OKLAHOMA CITY THUNDER (47-36)
at HOUSTON ROCKETS (56-27)
Tip-off: Wednesday, 8:00 p.m. ET
Line: Houston -8, Total: 223
Can Russell Westbrook and the Thunder rebound in Game 2 on Wednesday?
The Houston Rockets ran the Oklahoma City Thunder out of the Toyota Center on Sunday night, winning 118-87 in Game 1 of the Western Conference Quarterfinal series between the two teams (HOU +7.5, Under 228). After setting an NBA record with 40.3 three-point attempts per game in the regular season, the Rockets didn’t actually see much an advantage on the perimeter, as they went 10-for-33 from deep and OKC shot 9-for-29. Similarly, they were 18-of-26 from three line while the Thunder were 18-of-23. The difference came on two-point field goals, where Houston shot 35-of-58 (60.3%) while Oklahoma City shot 21-of-52 (40.4%). The Rockets outrebounded OKC 62 to 48, and forced 15 turnovers while only committing 11. The Thunder led by two after the first quarter and only trailed by five points at halftime, but Houston won the second half by a 59-33 margin to make it a laugher in the end. Over the last five seasons, underdogs of 3.5 to 9.5 points revenging a road blowout loss of at least 20 points are 5-32 ATS against an opponent coming off a home win in which they scored at least 110 points. In the same timeframe, games involving a team with a record between .510 and .600 that have gone Under the total by at least 36 combined points over their last five games (OKC) are 101-57 Under against totals of at least 200. SF Sam Dekker remains out indefinitely for Houston.
Those who are viewing this series as a proxy battle for the regular season MVP award certainly wouldn’t look favorably upon Oklahoma City PG Russell Westbrook’s (31.6 PPG, 10.7 RPG, 10.4 APG, 1.6 SPG) performance in Game 1. His standard line of 22 points, 11 rebounds and seven assists looks okay, until you consider he shot 6-of-23 from the field and committed an egregious nine turnovers, the most he has had in a game since February. He played only 13 minutes in the blowout second half, and yet still finished with a game-worst -25 +/-. On the bright side, maybe he’ll feel extra well rested for Wednesday’s contest. The way this Oklahoma City team works, it is rarely going to win when he plays poorly, no matter who else steps up. That said, it certainly didn’t help things that SG Victor Oladipo (15.9 PPG, 4.3 RPG, 1.2 SPG), the team’s second-leading scorer, shot 1-of-12 from the field en route to a measly six points. And C Steven Adams (11.3 PPG, 7.7 RPG, 1.1 SPG, 1.0 BPG), while not a strong offensive player, could certainly stand to score more than the six than he had in Game 1. SF Andre Roberson (6.6 PPG, 5.1 RPG, 1.2 SPG) sadly saw his career-best 18 points wasted in the loss, and he also put up seven rebounds, three blocks and two steals. If the defensive specialist can continue to score in double-digits, the Thunder ought to benefit. C Enes Kanter (14.3 PPG, 6.7 RPG) was exposed even more than usual on defense, and he could see even less playing time than usual going forward.

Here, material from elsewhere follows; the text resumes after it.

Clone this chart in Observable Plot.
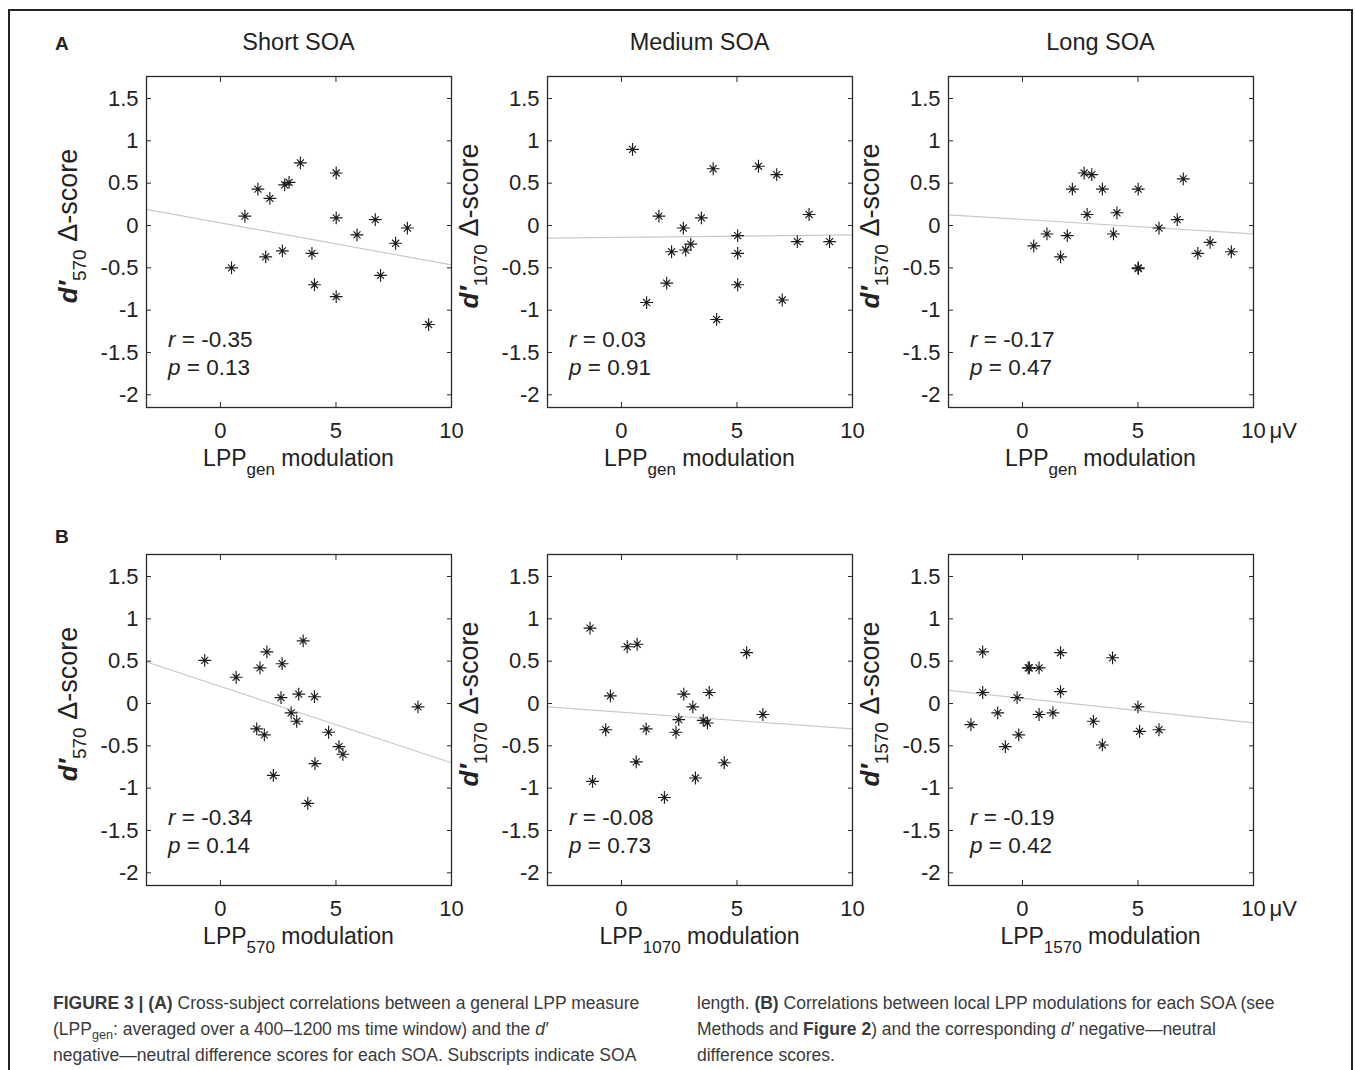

So, about that MVP battle: Rockets SG James Harden (29.1 PPG, 8.1 RPG, 11.2 APG, 1.5 SPG) looked pretty damn good in Game 1. Harden scored 37 on 13-of-28 shooting, getting eight at the free throw line and also tossing in seven rebounds, nine assists and three steals, and only turning the ball over twice. In four head-to-head meetings this regular season, Westbrook outscored Harden in all of them and averaged 36.3 PPG, while Harden averaged 20.5 PPG. Those numbers were reversed almost exactly on Sunday, and only having played 34 minutes should help him be fresh for Game 2. One could make an argument, though, that he wasn’t even the Rockets’ best player in G1. PG Patrick Beverley (9.5 PPG, 5.9 RPG, 4.2 APG, 1.5 SPG) scored 21 points and snagged 10 rebounds, and he held Westbrook to eight points on 3-of-9 shooting while guarding him. That two-way dominance, plus the ability to get double-digit rebounds from a guard position, makes him an especially valuable commodity in a series against OKC. The usual suspects from three-point land weren’t especially on point in Game 1, as PF Ryan Anderson (13.6 PPG, 4.6 RPG), SG Eric Gordon (16.2 PPG) and SG Lou Williams (14.9 PPG in 23 games with Houston) combined to go 2-for-12 from deep. Anderson managed only four points in a game-high 38 minutes, but he did grab a game-high 12 rebounds while out there. Centers Clint Capela (12.6 PPG, 8.1 RPG, 1.2 BPG) and Nene Hilario (9.1 PPG, 4.2 RPG) combined for 29 points on impeccable 14-for-17 shooting.